Pledge of No First Use
Under a pledge of "no first use," nuclear nations declare that they will not use nuclear weapons in a preemptive attack and that the use of such weapons will be limited to retaliation. It is expected that this will reduce the political and military role of nuclear weapons as well as dependence on them and will serve as the first step toward their abolition. On the other hand, there is opposition to a pledge of "no first use" among some non-nuclear nations because it is believed it will weaken security provided by the nuclear umbrella.

Nuclear Weapon-free Zone Treaty
Under a nuclear weapon-free zone treaty, non-nuclear nations comprising a particular region sign a treaty under which they ban the manufacture, acquisition, testing of and other actions regarding nuclear weapons. Since the 1960s five such treaties have been signed in Latin America and the Caribbean, the South Pacific, Southeast Asia, Central Asia and Africa. A total of 119 nations and regions are party to these agreements, including Mongolia, whose nuclear-weapon free status as a single country was recognized by the U.N. General Assembly in 1998.

Nuclear weapons convention
A nuclear weapons convention would prohibit their development, testing, manufacture, and other actions and promote the disposal of existing nuclear weapons.
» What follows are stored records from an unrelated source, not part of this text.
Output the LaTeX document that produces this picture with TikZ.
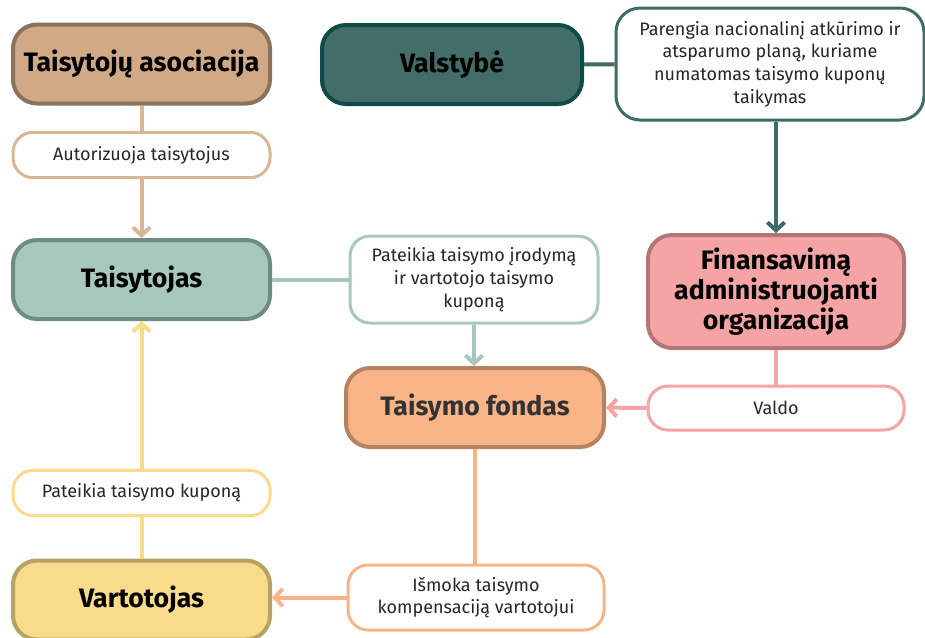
\documentclass[tikz,border=0pt]{standalone}
\usepackage{fontspec}
\setmainfont{Fira Sans}
\usetikzlibrary{arrows.meta,positioning}
\definecolor{tanfill}{HTML}{D0A987}
\definecolor{tanedge}{HTML}{8C7259}
\definecolor{tanline}{HTML}{D8B794}
\definecolor{greenfill}{HTML}{A7C9B9}
\definecolor{greenedge}{HTML}{6F8D7F}
\definecolor{tealfill}{HTML}{436D68}
\definecolor{tealedge}{HTML}{0F4B46}
\definecolor{tealline}{HTML}{3E6B66}
\definecolor{pinkfill}{HTML}{F5A3A4}
\definecolor{pinkedge}{HTML}{B27677}
\definecolor{orangefill}{HTML}{F8B487}
\definecolor{orangeedge}{HTML}{B6825F}
\definecolor{yellowfill}{HTML}{F8DC8B}
\definecolor{yellowedge}{HTML}{B8A263}
\tikzset{
  mainbox/.style = {draw, line width=3pt, rounded corners=18pt, align=center, inner sep=2pt,
                    font=\bfseries\fontsize{20}{22.5}\selectfont,
                    minimum width=192.75pt, minimum height=59.25pt},
  notebox/.style = {draw, fill=white, line width=2.25pt, rounded corners=15pt, align=center, inner sep=2pt,
                    font=\fontsize{13.5}{17}\selectfont, text=black!85,
                    minimum width=192.75pt, minimum height=34pt},
  link/.style    = {line width=3pt},
  arrow/.style   = {link, -{Straight Barb[length=6pt, width=13pt]}},
}

\begin{document}
\begin{tikzpicture}[x=0.75pt, y=-0.75pt]
    \useasboundingbox (0,0) rectangle (925,637);

    % Actors
    \node[mainbox, fill=tanfill, draw=tanedge] (asoc) at (141.5,64) {Taisytojų asociacija};
    \node[mainbox, fill=greenfill, draw=greenedge] (taisytojas) at (141.5,279.5) {Taisytojas};
    \node[mainbox, fill=yellowfill, draw=yellowedge] (vartotojas) at (141.5,600) {Vartotojas};
    \node[mainbox, fill=tealfill, draw=tealedge, minimum width=195pt] (valst) at (452,64.5) {Valstybė};
    \node[mainbox, fill=pinkfill, draw=pinkedge, minimum width=192pt, minimum height=84.75pt] (finans) at (776,291.5)
        {Finansavimą\\administruojanti\\organizacija};
    \node[mainbox, fill=orangefill, draw=orangeedge, text=black!80, minimum width=193.5pt] (fondas) at (475,407.5) {Taisymo fondas};

    % Actions
    \node[notebox, draw=tanline, below=19pt of asoc] (autor) {Autorizuoja taisytojus};
    \node[notebox, draw=tealline, minimum width=231pt, minimum height=84pt, rounded corners=18pt] (plan) at (770,64)
        {Parengia nacionalinį atkūrimo ir\\atsparumo planą, kuriame\\numatomas taisymo kuponų\\taikymas};
    \node[notebox, draw=greenfill, minimum width=186pt, minimum height=65.25pt] (irodym) at (474,279.5)
        {Pateikia taisymo įrodymą\\ir vartotojo taisymo\\kuponą};
    \node[notebox, draw=pinkfill, minimum width=192pt, minimum height=33pt] (valdo) at (776,408) {Valdo};
    \node[notebox, draw=orangefill, minimum width=192pt, minimum height=48.75pt] (ismoka) at (476,597.5)
        {Išmoka taisymo\\kompensaciją vartotojui};
    \node[notebox, draw=yellowfill, above=31pt of vartotojas] (kupona) {Pateikia taisymo kuponą};

    % Connectors
    \draw[link, tanline] (asoc) -- (autor);
    \draw[arrow, tanline] (autor) -- (taisytojas);
    \draw[link, tealline] (valst) -- (plan);
    \draw[arrow, tealline] (plan.south -| finans.north) -- (finans.north);
    \draw[link, greenfill] (taisytojas) -- (irodym);
    \draw[arrow, greenfill] (irodym.south) -- (irodym.south |- fondas.north);
    \draw[link, pinkfill] (finans) -- (valdo);
    \draw[arrow, pinkfill] (valdo) -- (fondas);
    \draw[link, orangefill] (fondas.south) -- (fondas.south |- ismoka.north);
    \draw[arrow, orangefill] (ismoka.west) -- (ismoka.west -| vartotojas.east);
    \draw[link, yellowfill] (vartotojas) -- (kupona);
    \draw[arrow, yellowfill] (kupona) -- (taisytojas);
\end{tikzpicture}
\end{document}
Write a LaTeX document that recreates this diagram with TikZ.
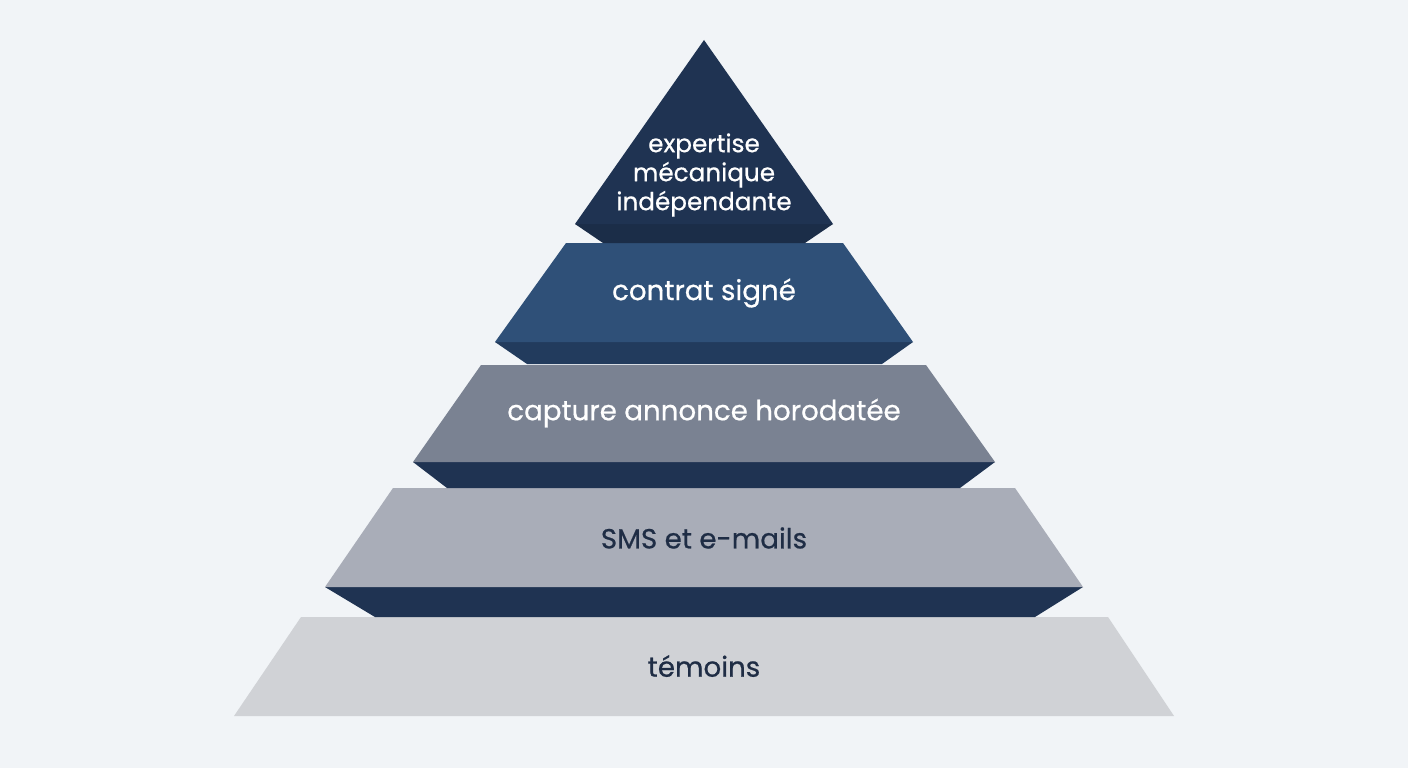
\documentclass[tikz,border=0pt]{standalone}
\usepackage{fontspec}
\setmainfont{Poppins}[FakeBold=0.6]
\definecolor{bg}{HTML}{F1F4F7}
\definecolor{navy}{HTML}{1F3352}
\definecolor{navyd}{HTML}{1B2D48}
\definecolor{blue2}{HTML}{2F5078}
\definecolor{blue2d}{HTML}{223B5D}
\definecolor{slate3}{HTML}{7A8292}
\definecolor{gray4}{HTML}{A9ADB8}
\definecolor{gray5}{HTML}{D0D2D6}
\definecolor{txtd}{HTML}{1F2D45}
\tikzset{
  lbl/.style={font=\fontsize{27.7}{30}\selectfont, align=center, inner sep=0pt},
  lblw/.style={lbl, text=white},
  lbld/.style={lbl, text=txtd},
}
\begin{document}
\begin{tikzpicture}[x=1pt,y=-1pt]
\fill[bg] (0,0) rectangle (1408,768);
\useasboundingbox (0,0) rectangle (1408,768);
% layer 5
\fill[gray5] (301,617) -- (1108,617) -- (1174,716) -- (234,716) -- cycle;
% layer 4
\fill[navy] (325,587) -- (1083,587) -- (1035,617) -- (375,617) -- cycle;
\fill[gray4] (393,488) -- (1015,488) -- (1083,587) -- (325,587) -- cycle;
% layer 3
\fill[navy] (413,462) -- (995,462) -- (960,488) -- (447,488) -- cycle;
\fill[slate3] (481,365) -- (926,365) -- (995,462) -- (413,462) -- cycle;
% layer 2
\fill[blue2d] (495,342) -- (913,342) -- (882,364) -- (527,364) -- cycle;
\fill[blue2] (566,243) -- (843,243) -- (913,342) -- (495,342) -- cycle;
% top
\fill[navyd] (575,224) -- (833,224) -- (805,243) -- (603,243) -- cycle;
\fill[navy] (704,40) -- (833,224) -- (575,224) -- cycle;
% labels
\node[lblw, font=\fontsize{24.7}{29}\selectfont] (t1) at (704,175) {expertise\\mécanique\\indépendante};
\node[lblw] (t2) at (704,293) {contrat signé};
\node[lblw] (t3) at (704,413) {capture annonce horodatée};
\node[lbld] (t4) at (704,538) {SMS et e-mails};
\node[lbld] (t5) at (704,666) {témoins};
\end{tikzpicture}
\end{document}
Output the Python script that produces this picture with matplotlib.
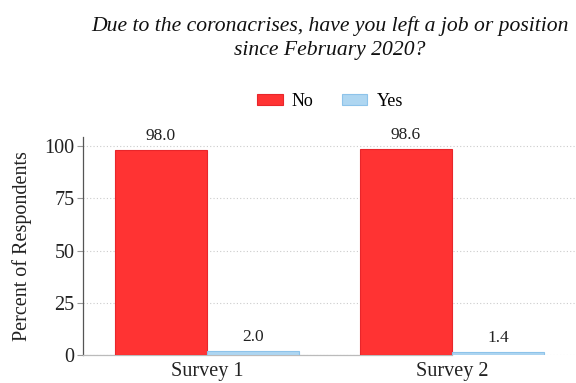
import matplotlib
matplotlib.use("Agg")
import matplotlib.pyplot as plt
import numpy as np

categories = ["Survey 1", "Survey 2"]
no_vals = [98.0, 98.6]
yes_vals = [2.0, 1.4]
yticks = [0, 25, 50, 75, 100]

plt.rcParams['font.family'] = ['Liberation Serif', 'DejaVu Serif']

fig = plt.figure(figsize=(5.76, 3.83), dpi=100)
ax = fig.add_axes([0.144, 0.073, 0.856, 0.569])

x = np.arange(len(categories))
w = 0.375
b1 = ax.bar(x - w/2, no_vals, w, color='#FF3333', edgecolor='#E8262B', linewidth=0.8, label='No', zorder=3)
b2 = ax.bar(x + w/2, yes_vals, w, color='#AED6F1', edgecolor='#8DC3EA', linewidth=0.8, label='Yes', zorder=3)

for bars, vals in ((b1, no_vals), (b2, yes_vals)):
    for r, v in zip(bars, vals):
        ax.text(r.get_x() + r.get_width()/2, v + 3.0, f"{v:.1f}", ha='center', va='bottom',
                fontsize=12.5, color='#222222')

ax.set_xlim(-0.506, 1.506)
ax.set_ylim(0, 104.3)
ax.set_yticks(yticks)
ax.set_yticklabels([str(t) for t in yticks], fontsize=14.5, color='#222222')
ax.set_xticks(x)
ax.set_xticklabels(categories, fontsize=14.5, color='#222222')
ax.tick_params(axis='x', length=0, pad=5)
ax.tick_params(axis='y', length=4, width=0.8, color='#999999', pad=2)
ax.set_ylabel("Percent of Respondents", fontsize=14.5, color='#222222', labelpad=9)

ax.yaxis.grid(True, linestyle=(0, (1, 2)), color='#CCCCCC', linewidth=0.8, zorder=0)
for s in ['top', 'right']:
    ax.spines[s].set_visible(False)
ax.spines['left'].set_color('#555555')
ax.spines['left'].set_linewidth(0.9)
ax.spines['bottom'].set_color('#BBBBBB')
ax.spines['bottom'].set_linewidth(0.9)
ax.spines['bottom'].set_bounds(-0.506, 1.0)

fig.text(0.573, 0.900, "Due to the coronacrises, have you left a job or position\nsince February 2020?",
         ha='center', va='center', fontsize=15.6, style='italic', color='#111111', linespacing=1.35)

leg = fig.legend(handles=[b1, b2], labels=['No', 'Yes'], loc='center', bbox_to_anchor=(0.573, 0.735),
                 ncol=2, frameon=False, fontsize=13, handlelength=1.4, handleheight=0.6,
                 columnspacing=1.6, handletextpad=0.5)

fig.savefig("out.png", dpi=100)
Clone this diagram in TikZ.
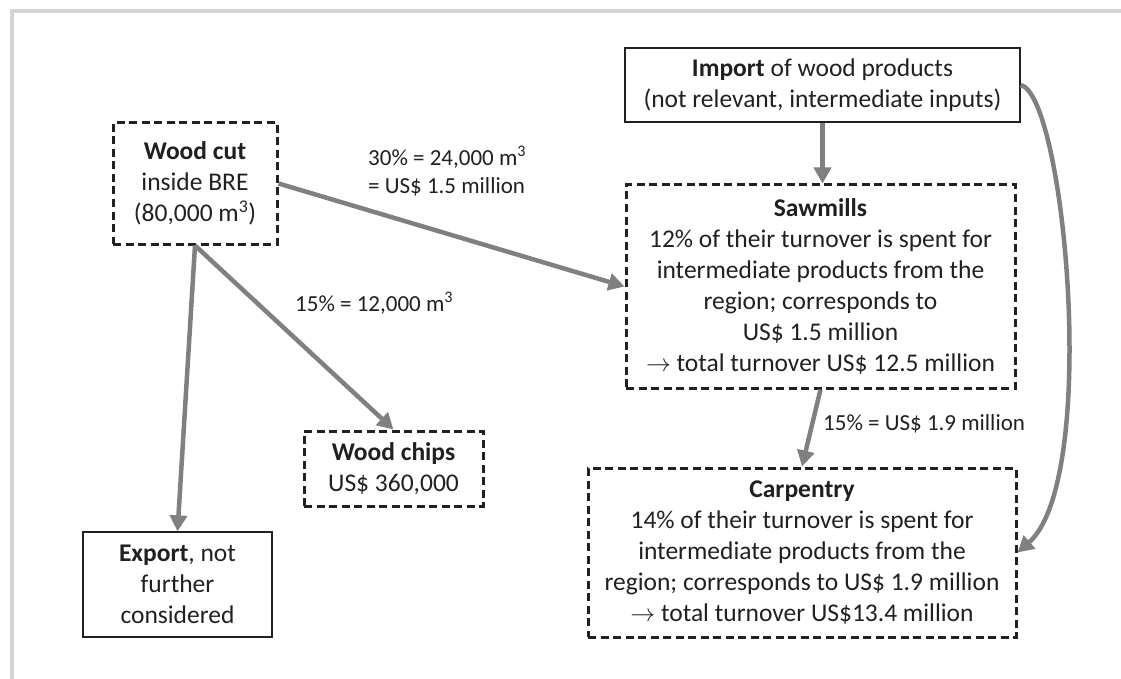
\documentclass[tikz,border=0pt]{standalone}
\usepackage{fontspec}
\setmainfont{Carlito}
\usetikzlibrary{arrows.meta}
\definecolor{arrowgray}{RGB}{128,128,128}
\definecolor{ink}{RGB}{35,31,32}
\definecolor{framegray}{RGB}{212,212,212}
\begin{document}
\begin{tikzpicture}[x=1pt,y=-1pt,
  every node/.style={font=\fontsize{25.5}{31}\selectfont, text=ink, align=center, inner sep=0pt},
  dbox/.style={draw=ink, line width=3pt, dash pattern=on 8pt off 4.5pt},
  sbox/.style={draw=ink, line width=1.4pt},
  lbl/.style={font=\fontsize{23}{28}\selectfont, align=left, anchor=west},
  flow/.style={draw=arrowgray, line width=4.5pt, -{Triangle[length=16pt,width=17pt]}}
]
\useasboundingbox (0,0) rectangle (1121,679);
\draw[framegray, line width=4pt] (12,679) -- (12,11) -- (1121,11);

\node[dbox, minimum width=164pt, minimum height=121pt] (woodcut) at (195,183.5)
  {\textbf{Wood cut}\\inside BRE\\(80,000 m\textsuperscript{3})};
\node[sbox, minimum width=395pt, minimum height=74pt] (import) at (822.5,85)
  {\textbf{Import} of wood products\\(not relevant, intermediate inputs)};
\node[dbox, minimum width=389pt, minimum height=203pt] (saw) at (820.5,286.5)
  {\textbf{Sawmills}\\12\% of their turnover is spent for\\intermediate products from the\\region; corresponds to\\US\$ 1.5 million\\$\rightarrow$ total turnover US\$ 12.5 million};
\node[dbox, minimum width=179pt, minimum height=75pt] (chips) at (393.5,468.5)
  {\textbf{Wood chips}\\US\$ 360,000};
\node[sbox, minimum width=189pt, minimum height=105pt] (export) at (177.5,584.5)
  {\textbf{Export}, not\\further\\considered};
\node[dbox, minimum width=428pt, minimum height=169pt] (carp) at (802,552.5)
  {\textbf{Carpentry}\\14\% of their turnover is spent for\\intermediate products from the\\region; corresponds to US\$ 1.9 million\\$\rightarrow$ total turnover US\$13.4 million};

\node[lbl] (l30) at (368,171) {30\% = 24,000 m\textsuperscript{3}\\= US\$ 1.5 million};
\node[lbl] (l15a) at (295,303) {15\% = 12,000 m\textsuperscript{3}};
\node[lbl] (l15b) at (823,424) {15\% = US\$ 1.9 million};

\draw[flow] (woodcut.east) -- (saw.west);
\draw[flow] (woodcut.south) -- (export.north);
\draw[flow] (woodcut.south) -- (chips.north);
\draw[flow] (import.south) -- (import.south |- saw.north);
\draw[flow] (saw.south) -- (carp.north);
\draw[flow] (import.east) .. controls (1065,95) and (1100,480) .. (carp.east);
\end{tikzpicture}
\end{document}
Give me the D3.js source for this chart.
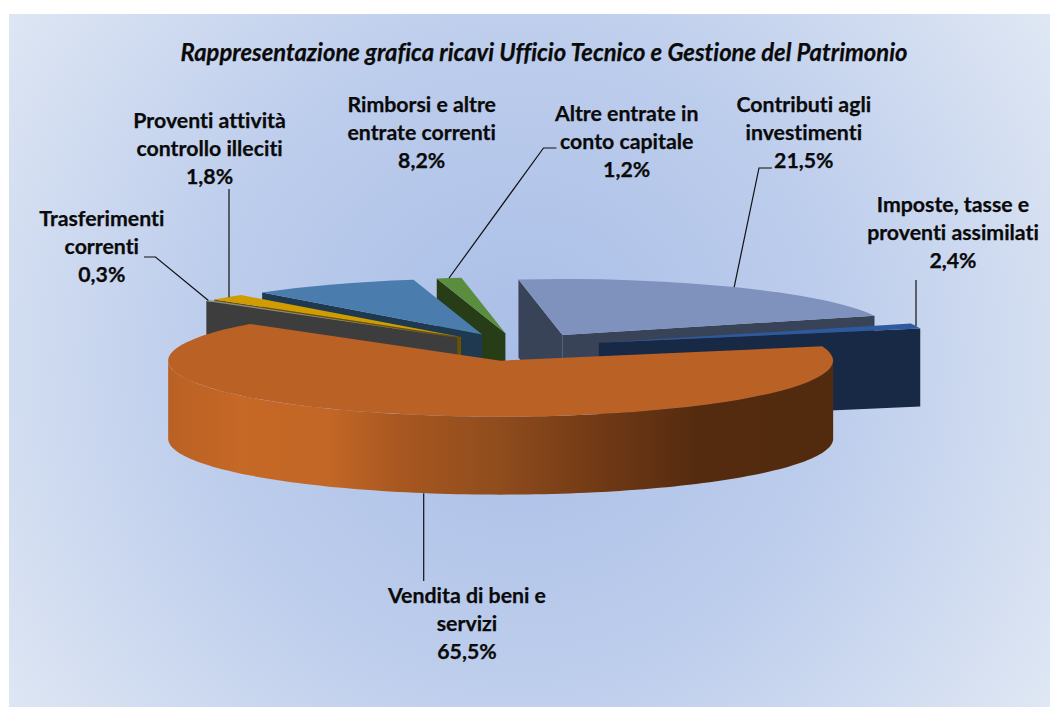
<!DOCTYPE html>
<html><head><meta charset="utf-8">
<script src="https://cdn.jsdelivr.net/npm/d3@7/dist/d3.min.js"></script>
<style>html,body{margin:0;padding:0;background:#fff}svg{display:block}
text{font-family:Lato,Carlito,sans-serif;font-weight:700;fill:#0a0a0a;stroke:#0a0a0a;stroke-width:0.25;font-variant-ligatures:none;font-feature-settings:"liga" 0}</style>
</head><body><svg id="c" width="1060" height="724"></svg>
<script>
// Data
const title = "Rappresentazione grafica ricavi Ufficio Tecnico e Gestione del Patrimonio";
const categories = ["Vendita di beni e servizi","Trasferimenti correnti","Proventi attività controllo illeciti","Rimborsi e altre entrate correnti","Altre entrate in conto capitale","Contributi agli investimenti","Imposte, tasse e proventi assimilati"];
// Share of the wedge as drawn (the Imposte wedge is narrower than its printed 2,4%)
const values = [65.5,0.3,1.8,8.2,1.2,21.5,1.5];
const percentLabels = ["65,5%","0,3%","1,8%","8,2%","1,2%","21,5%","2,4%"];
const labelLines = [["Vendita di beni e","servizi"],["Trasferimenti","correnti"],["Proventi attività","controllo illeciti"],["Rimborsi e altre","entrate correnti"],["Altre entrate in","conto capitale"],["Contributi agli","investimenti"],["Imposte, tasse e","proventi assimilati"]];
// Styling
const topColors  = ["#BA6125","#8C8C8C","#D09C00","#4A7DAD","#5A8E3E","#7F91BD","#2D5A9E"];
const wallColors = ["#3D3D3D","#3D3D3D","#6B5100","#1F3950","#273D17","#384358","#172944"];
// Layout
const W=1060,H=724, cx=519.5, cy=347, rx=332.5, ry=56, depth=78, explode=0.25;
const startDeg=75.2;
const labelPos = [[467,603],[101.8,226],[209.6,127.8],[421.7,111.6],[626.7,121],[803.8,111.6],[953,212]];
const lineStep = 28;
const leaderStarts = [[[423.7,581]],[[144,257],[155.5,257]],[[229,189]],null,[[556.4,148],[543.5,148]],[[772,168],[759,168]],[[916,280]]];

const svg=d3.select("#c"), defs=svg.append("defs");
const bg=defs.append("radialGradient").attr("id","bg").attr("gradientUnits","userSpaceOnUse")
  .attr("cx",520).attr("cy",360).attr("r",640);
[[0,"#A9BEE7"],[0.5,"#BDCDEC"],[1,"#E0E8F4"]].forEach(s=>bg.append("stop").attr("offset",s[0]).attr("stop-color",s[1]));
svg.append("rect").attr("x",9).attr("y",14).attr("width",1041).attr("height",693).attr("fill","url(#bg)");

const og=defs.append("linearGradient").attr("id","ow").attr("gradientUnits","userSpaceOnUse")
  .attr("x1",168).attr("x2",833).attr("y1",0).attr("y2",0);
[[168,"#B96125"],[240,"#C66826"],[330,"#C26726"],[400,"#A85720"],[500,"#8F4C1D"],[600,"#713915"],[700,"#542B0F"],[833,"#522A0E"]]
  .forEach(s=>og.append("stop").attr("offset",(s[0]-168)/665).attr("stop-color",s[1]));

const toRad=Math.PI/180;
const pie=d3.pie().sort(null).startAngle(startDeg*toRad).endAngle((startDeg+360)*toRad);
const arcs=pie(values).map((d,i)=>{
  const mid=(d.startAngle+d.endAngle)/2;
  return {...d,i,mid,ox:cx+explode*rx*Math.sin(mid),oy:cy-explode*ry*Math.cos(mid)};
});
const pt=(d,a,r=1,z=0)=>[d.ox+Math.sin(a)*rx*r,d.oy-Math.cos(a)*ry*r+z];
const line=d3.line();
const arcGen=d3.arc().innerRadius(0).outerRadius(rx);
const g=svg.append("g");
// back to front
arcs.slice().sort((a,b)=>a.oy-b.oy).forEach(d=>{
  const s=g.append("g");
  // radial walls facing the viewer
  const wall=(a)=>{
    const o=[d.ox,d.oy],e=pt(d,a);
    s.append("path").attr("d",line([o,e,[e[0],e[1]+depth],[o[0],o[1]+depth]])+"Z").attr("fill",wallColors[d.i]);
  };
  if(Math.cos(d.startAngle-Math.PI/2-Math.PI)>0) wall(d.startAngle);
  if(Math.cos(d.endAngle+Math.PI/2-Math.PI)>0) wall(d.endAngle);
  // outer wall, front half only
  const a0=Math.max(d.startAngle,Math.PI/2),a1=Math.min(d.endAngle,1.5*Math.PI);
  if(a1>a0){
    const as=d3.range(0,121).map(k=>a0+(a1-a0)*k/120);
    const up=as.map(a=>pt(d,a)),dn=as.map(a=>pt(d,a,1,depth)).reverse();
    s.append("path").attr("d",line(up.concat(dn))+"Z").attr("fill",d.i===0?"url(#ow)":wallColors[d.i]);
  }
  s.append("path").attr("d",arcGen(d)).attr("fill",topColors[d.i])
   .attr("transform",`translate(${d.ox},${d.oy}) scale(1,${ry/rx})`);
});
// leaders
arcs.forEach(d=>{
  const st=leaderStarts[d.i]; if(!st) return;
  const front=Math.cos(d.mid)<0;
  const end=pt(d,d.mid,1,front?depth:0);
  if(st.length===1) end[0]=st[0][0]; // single-segment leaders are vertical
  svg.append("path").attr("d",line(st.concat([end]))).attr("fill","none").attr("stroke","#111").attr("stroke-width",1.2);
});
// labels
arcs.forEach(d=>{
  const t=svg.append("text").attr("text-anchor","middle").attr("font-size",21.3);
  labelLines[d.i].concat([percentLabels[d.i]]).forEach((l,k)=>{
    t.append("tspan").attr("x",labelPos[d.i][0]).attr("y",labelPos[d.i][1]+k*lineStep).text(l);
  });
});
svg.append("text").attr("x",544).attr("y",60.5).attr("text-anchor","middle").attr("font-size",23.8).attr("font-style","italic").text(title);
</script></body></html>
In 2007 the governments of Costa Rica and Malaysia jointly submitted a draft of such a treaty to the United Nations, but it was not adopted. "The 2020 Vision: an Emergency Campaign to Ban Nuclear Weapons," promoted by Mayors for Peace (president, Hiroshima Mayor Tadatoshi Akiba) puts the enactment of the convention as one of the steps toward its goal.

Profiles of Panelists

Naoto Amaki. Born in Shimonoseki, Yamaguchi Prefecture, in 1947. Went to work at the Foreign Ministry after dropping out of the Faculty of Law at Kyoto University. Served as ambassador to Lebanon from 2001 to 2003. Was forced to retire after expressing opposition to the war in Iraq. Continues to work as a writer.

Yosuke Nakae. Born in Osaka in 1922. Went to work at the Foreign Ministry after graduating from the Faculty of Law at Kyoto University. Participated in negotiations for the normalization of relations between Japan and China. After serving as ambassador to Egypt and in other posts, served as ambassador to China from 1984 to 1987. Honorary chair of the Japan Society for Japan-China Relations.

Keiko Nakamura. Born in Kanagawa Prefecture in 1972. Received a graduate degree from the Monterey Institute of International Studies in 2001. Became secretary-general of Peace Depot in 2005. Conducts surveys and research and makes recommendations on policies with regard to a security framework that is not dependent on military force.

Jiro Yamaguchi. Born in Okayama City in 1958. Graduated from the Faculty of Law at the University of Tokyo. Became a professor at Hokkaido University in 1993 and assumed his current post at the Advanced Institute for Law and Politics in 2000. Specializes in political science. Serves as chair of the Japanese Political Science Association and provides commentary on the new administration and other issues.